_BRIEF:_ In the data below, find every line with the string "this" and pull it out.

_Plotting code records:_

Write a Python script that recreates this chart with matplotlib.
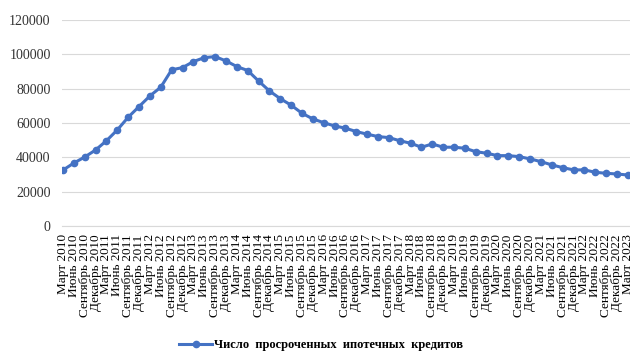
import matplotlib
matplotlib.use("Agg")
import matplotlib.pyplot as plt

# ==============================
#  DATA
# ==============================
months = ["Март", "Июнь", "Сентябрь", "Декабрь"]
years = list(range(2010, 2024))
labels = [f"{m} {y}" for y in years for m in months][:53]

overdue = [32600, 36700, 40200, 44300, 49700, 56000, 63400, 69600, 75800, 80900,
           91000, 92300, 95800, 98100, 98700, 96200, 92900, 90600, 84500, 78700,
           74200, 70400, 65700, 62400, 60200, 58300, 57000, 55000, 53500, 52100,
           51500, 49700, 48200, 45900, 47800, 45900, 45900, 45300, 43300, 42400,
           41000, 41000, 40400, 39100, 37500, 35600, 34000, 32700, 32700, 31300,
           30700, 30300, 29700]

series_name = "Число  просроченных  ипотечных  кредитов"

# ==============================
#  PLOT
# ==============================
plt.rcParams["font.family"] = ["Liberation Serif", "DejaVu Serif"]

fig = plt.figure(figsize=(6.3, 3.52), dpi=100)
ax = fig.add_axes([0.098, 0.358, 0.902, 0.585])

x = list(range(len(overdue)))
ax.plot(x, overdue, color="#4472C4", linewidth=2.2, marker="o", markersize=4.5,
        label=series_name)

ax.set_ylim(0, 120000)
ax.set_yticks(range(0, 120001, 20000))
ax.set_xlim(-0.12, 52.2)
ax.set_xticks(x)
ax.set_xticklabels(labels, rotation=90, fontsize=9.5)

ax.grid(axis="y", color="#D9D9D9", linewidth=0.8)
ax.set_axisbelow(True)
for side in ["top", "right", "left"]:
    ax.spines[side].set_visible(False)
ax.spines["bottom"].set_color("#D9D9D9")
ax.tick_params(axis="both", length=0, colors="#333333")
ax.tick_params(axis="x", pad=6, labelcolor="black")
ax.tick_params(axis="y", pad=8, labelsize=10)

fig.legend(loc="center", bbox_to_anchor=(0.51, 0.02), frameon=False,
           prop={"weight": "bold", "size": 9}, handlelength=2.6, handletextpad=0.2)

plt.savefig("out.png", dpi=100)
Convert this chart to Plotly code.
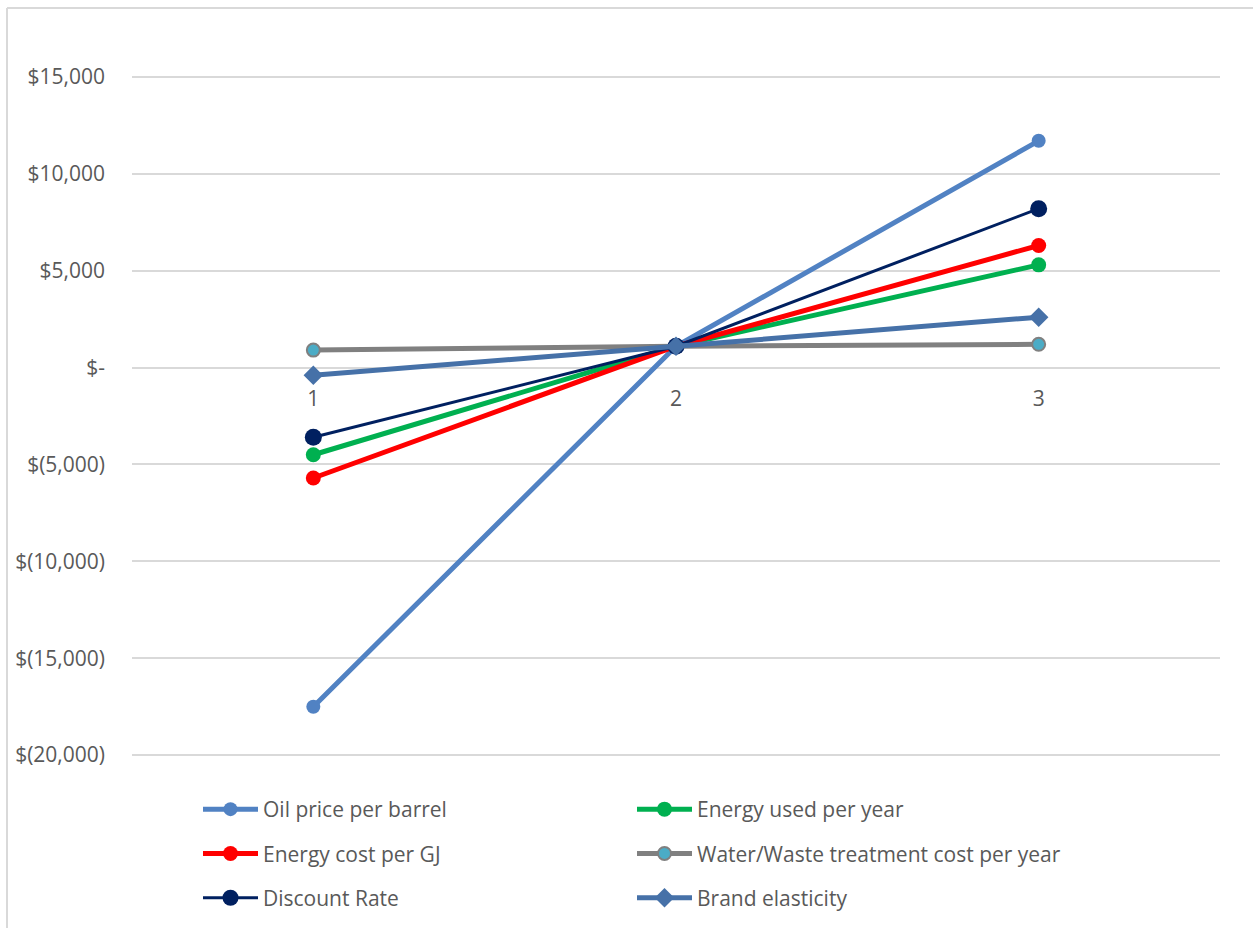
import plotly.graph_objects as go

categories = [1, 2, 3]
series_names = ["Oil price per barrel", "Energy used per year", "Energy cost per GJ",
                "Water/Waste treatment cost per year", "Discount Rate", "Brand elasticity"]
oil = [-17500, 1100, 11700]
energy_used = [-4500, 1100, 5300]
energy_cost = [-5700, 1100, 6300]
water = [900, 1100, 1200]
discount = [-3600, 1100, 8200]
brand = [-400, 1100, 2600]

y_tickvals = [15000, 10000, 5000, 0, -5000, -10000, -15000, -20000]
y_ticktext = ["$15,000", "$10,000", "$5,000", "$-", "$(5,000)", "$(10,000)", "$(15,000)", "$(20,000)"]

FONT = "Open Sans"
TXT = "#595959"
GRID = "#D9D9D9"

styles = [
    dict(data=oil, color="#5182C3", width=5, msym="circle", msize=14, mcolor="#5182C3", mline=None, legend="legend"),
    dict(data=energy_used, color="#00B050", width=5, msym="circle", msize=15, mcolor="#00B050", mline=None, legend="legend2"),
    dict(data=energy_cost, color="#FF0000", width=5, msym="circle", msize=15, mcolor="#FF0000", mline=None, legend="legend"),
    dict(data=water, color="#808080", width=5, msym="circle", msize=13, mcolor="#4BACC6", mline=dict(color="#808080", width=2), legend="legend2"),
    dict(data=discount, color="#002060", width=3, msym="circle", msize=17, mcolor="#002060", mline=None, legend="legend"),
    dict(data=brand, color="#4671A8", width=5, msym="diamond", msize=15, mcolor="#4671A8", mline=None, legend="legend2"),
]

fig = go.Figure()
for i, (name, st) in enumerate(zip(series_names, styles)):
    marker = dict(symbol=st["msym"], size=st["msize"], color=st["mcolor"])
    if st["mline"]:
        marker["line"] = st["mline"]
    else:
        marker["line"] = dict(width=0)
    fig.add_trace(go.Scatter(
        x=categories, y=st["data"], name=name, mode="lines+markers",
        line=dict(color=st["color"], width=st["width"]),
        marker=marker, legend=st["legend"], legendgroup="g%d" % i,
    ))

ymin, ymax = -20200, 15200
TOP, BOT = 73, 759  # plot area pixel edges
LEFT, RIGHT = 132, 1220
PW, PH = RIGHT - LEFT, BOT - TOP
px2x = lambda px: (px - LEFT) / PW
px2y = lambda py: (BOT - py) / PH

fig.update_layout(
    width=1253, height=928,
    margin=dict(l=LEFT, r=1253 - RIGHT, t=TOP, b=928 - BOT, autoexpand=False),
    paper_bgcolor="white", plot_bgcolor="white",
    font=dict(family=FONT, size=21, color=TXT),
    xaxis=dict(range=[0.5, 3.5], tickvals=categories, ticktext=[str(c) for c in categories],
               showgrid=False, zeroline=False, showline=False, anchor="free",
               position=(0 - ymin) / (ymax - ymin), ticks="", ticklabelstandoff=16,
               tickfont=dict(family=FONT, size=21, color=TXT), fixedrange=True),
    yaxis=dict(range=[ymin, ymax], tickvals=y_tickvals, ticktext=y_ticktext,
               showgrid=True, gridcolor=GRID, gridwidth=1.5, zeroline=False, showline=False,
               ticks="", ticklabelstandoff=26,
               tickfont=dict(family=FONT, size=21, color=TXT), fixedrange=True),
    legend=dict(x=px2x(198), y=px2y(789), xanchor="left", yanchor="top",
                orientation="v", tracegroupgap=14, font=dict(family=FONT, size=21, color=TXT),
                itemwidth=55, bgcolor="rgba(0,0,0,0)"),
    legend2=dict(x=px2x(632), y=px2y(789), xanchor="left", yanchor="top",
                 orientation="v", tracegroupgap=14, font=dict(family=FONT, size=21, color=TXT),
                 itemwidth=55, bgcolor="rgba(0,0,0,0)"),
    showlegend=True,
)

# chart border (top and left edges visible)
fig.add_shape(type="line", xref="paper", yref="paper", x0=px2x(7), x1=px2x(1260), y0=px2y(8), y1=px2y(8),
              line=dict(color="#D9D9D9", width=2))
fig.add_shape(type="line", xref="paper", yref="paper", x0=px2x(7), x1=px2x(7), y0=px2y(8), y1=px2y(935),
              line=dict(color="#D9D9D9", width=2))

fig.write_html("out.html")
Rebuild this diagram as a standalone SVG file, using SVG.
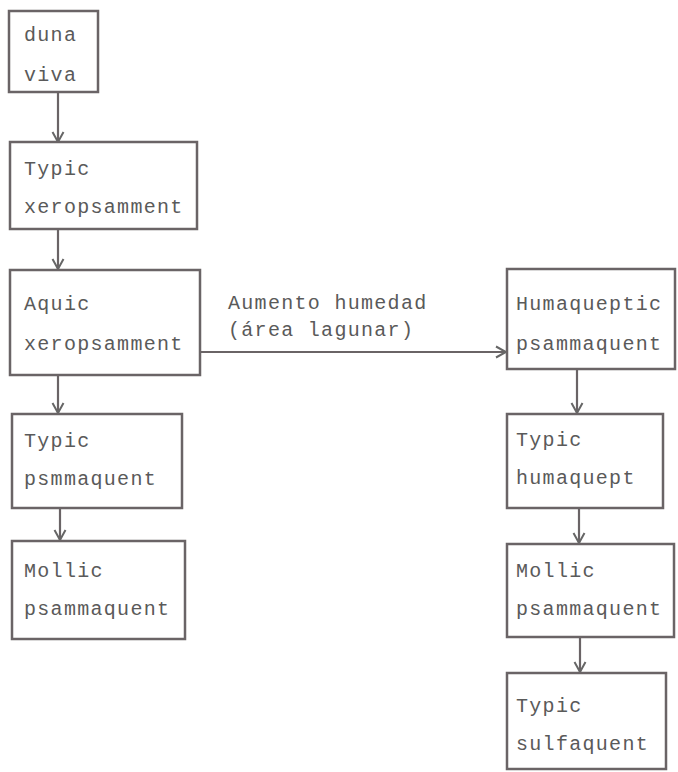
<svg xmlns="http://www.w3.org/2000/svg" width="678" height="772" viewBox="0 0 678 772">
<defs>
<marker id="arr" markerWidth="14" markerHeight="14" refX="12" refY="7" orient="auto" markerUnits="userSpaceOnUse">
<polyline points="2,1.5 12,7 2,12.5" fill="none" stroke="#666" stroke-width="2"/>
</marker>
<style>
.box{fill:#fff;stroke:#6a6466;stroke-width:2.5}
.t{font-family:"Liberation Mono","DejaVu Sans Mono",monospace;font-size:20px;letter-spacing:1.3px;fill:#5a5a5a}
.c{fill:none;stroke:#6a6466;stroke-width:2.2;marker-end:url(#arr)}
</style>
</defs>
<rect width="678" height="772" fill="#fff"/>
<g id="connectors">
<line class="c" x1="58" y1="92" x2="58" y2="142"/>
<line class="c" x1="58" y1="229" x2="58" y2="269"/>
<line class="c" x1="58" y1="375" x2="58" y2="413"/>
<line class="c" x1="60" y1="508" x2="60" y2="540"/>
<line class="c" x1="200" y1="352" x2="506" y2="352"/>
<line class="c" x1="577" y1="369" x2="577" y2="413"/>
<line class="c" x1="579" y1="508" x2="579" y2="543"/>
<line class="c" x1="580" y1="637" x2="580" y2="672"/>
</g>
<g id="label">
<text class="t" x="228" y="309">Aumento humedad</text>
<text class="t" x="228" y="336">(área lagunar)</text>
</g>
<g id="n1"><rect class="box" x="9" y="11" width="89" height="81"/>
<text class="t" x="24" y="41">duna</text><text class="t" x="24" y="81">viva</text></g>
<g id="n2"><rect class="box" x="10" y="142" width="187" height="87"/>
<text class="t" x="24" y="175">Typic</text><text class="t" x="24" y="213">xeropsamment</text></g>
<g id="n3"><rect class="box" x="10" y="270" width="190" height="105"/>
<text class="t" x="24" y="310">Aquic</text><text class="t" x="24" y="350">xeropsamment</text></g>
<g id="n4"><rect class="box" x="12" y="414" width="170" height="94"/>
<text class="t" x="24" y="447">Typic</text><text class="t" x="24" y="485">psmmaquent</text></g>
<g id="n5"><rect class="box" x="12" y="541" width="173" height="98"/>
<text class="t" x="24" y="577">Mollic</text><text class="t" x="24" y="615">psammaquent</text></g>
<g id="n6"><rect class="box" x="507" y="269" width="168" height="100"/>
<text class="t" x="516" y="310">Humaqueptic</text><text class="t" x="516" y="350">psammaquent</text></g>
<g id="n7"><rect class="box" x="507" y="414" width="156" height="94"/>
<text class="t" x="516" y="446">Typic</text><text class="t" x="516" y="484">humaquept</text></g>
<g id="n8"><rect class="box" x="507" y="544" width="167" height="93"/>
<text class="t" x="516" y="577">Mollic</text><text class="t" x="516" y="615">psammaquent</text></g>
<g id="n9"><rect class="box" x="507" y="673" width="159" height="96"/>
<text class="t" x="516" y="712">Typic</text><text class="t" x="516" y="750">sulfaquent</text></g>
</svg>
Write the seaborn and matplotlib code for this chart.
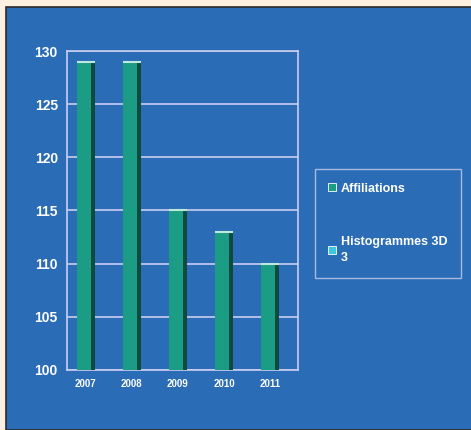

_WRITTEN RESPONSE:_
Write a Python script that recreates this chart with matplotlib.
Convert this chart to Plotly code.
Rebuild this diagram as a standalone SVG file, using SVG.
Write the seaborn and matplotlib code for this chart.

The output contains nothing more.